HOME, Manchester.
13 September 2017.
Gary McNair takes us back to a time when the Sugababes and Girls Aloud were in the charts, the second Star Wars trilogy was unfolding and he was the proud owner of a mobile phone with 60 minutes of free calls and 90 free texts. Finding himself increasingly isolated and alienated from small town life he seeks answers in the words and music of Steven Patrick Morrissey.
Like his previous show, A Gambler’s Guide to Dying, this plunders McNair’s past life to produce an engaging piece of storytelling which gradually reveals some difficult underlying issues.
A wire cage structure acts as a backdrop, containing 25 powerful spotlights and decorated with various images (like posters on a teenager’s wall) which flash and illuminate at key moments in the story.

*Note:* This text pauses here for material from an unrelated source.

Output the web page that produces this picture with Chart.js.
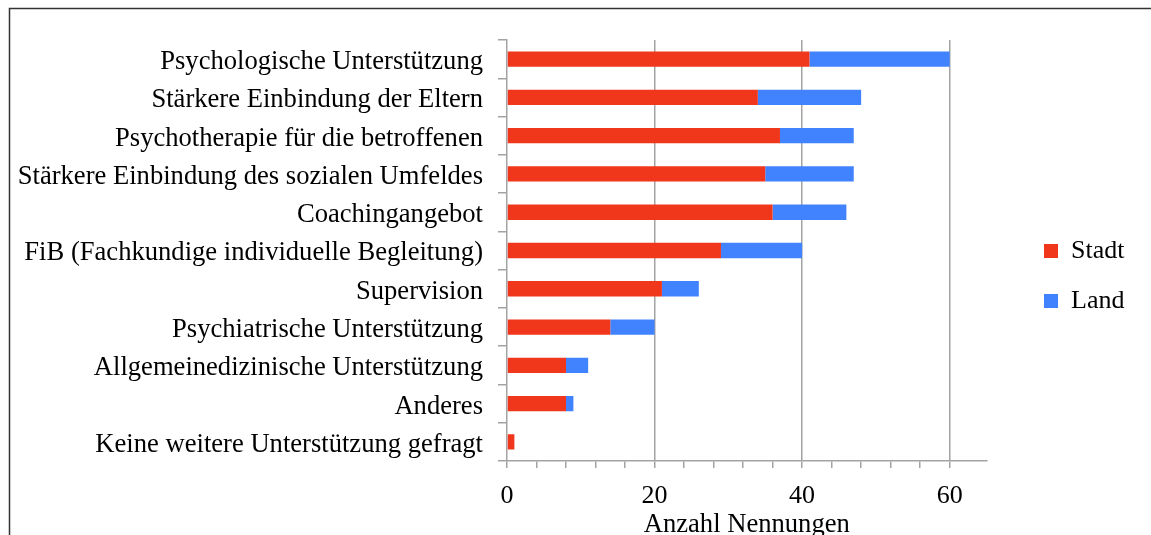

There is also a small bedroom space where McNair starts the show, lying on the floor listening to The Smiths. He lifts the record gently off the turntable and carefully places it back in its sleeve before he starts to speak.
The show’s main focus is on McNair’s life when he was “15, clumsy and shy”. With a growing sense of being an outsider in his own town he finds himself referred to a teacher at school who acts as an amateur counsellor dealing with the “nutters and bedwetters”.
Advised by the hapless counsellor to share his worries with someone, McNair choses Morrissey. Having read in the NME that the singer replies to letters, he sets about writing to him. Over the course of this correspondence (15 year old McNair is keen to stress this is not fan mail…) it becomes apparent that as well as feeling that he doesn’t fit in he is also worried about a friend, Tony, who is trapped within a difficult family situation. Tony has developed some sort of notoriety in school over rumours of bad behaviour at home. Unable to get through to Tony and increasingly shut out by his friend, McNair ponders what the right thing is to do. Seeking advice from Morrissey on all of this, he signs himself off as’ The Boy With The Thorn in His Side’, sends the letters and awaits a response.
McNair populates his breezy monologue with a cast of vividly drawn characters including the gloriously indiscreet school counsellor Mr McKinnon and his own plain speaking friend Jan The Lesbian. He is an unassuming performer, effectively evoking each character through the words they speak and subtle unshowy shifts in tone and movement.
The story effectively explores the fraught relationships between teenage fans and the stars who they place on a pedestal. Like so many others the teenage McNair appropriates song lyrics to bring a much-needed coherence to confusing and complex feeling. Music can be transformative but with some performers there is also more – an inexplicable sense that simply through experiencing their music we somehow come to know them. Recounting his eventual encounter with Morrissey at a concert at Glasgow Barrowland, McNair captures the communal thrill of a concert – re-living his profound inner rush mingling with a powerful collective experience.
The show is not an exercise in hero-worship and, to a great extent, it isn’t even about Morrissey. McNair is well aware that the singer was and is a difficult person to totally admire. As he ponders his own flaws he is reassured by Morrissey’s imperfections. Ironically, it is the realisation that answers aren’t going to arrive through the post that spurs him to act on his own initiative.
Now grown up and looking back, McNair finds himself calmly re-evaluating his tenuous relationship with Morrissey but also struggling with still unresolved feelings for the place and people he left behind.
McNair’s ‘Letters To Morrissey‘ expertly balances buoyant comic observation with a thoughtful spotlight on some tough realities. It’s a compassionate backward glance to a point in time where reassuring certainties fade and the lines between being a child or an adult become frustratingly blurred.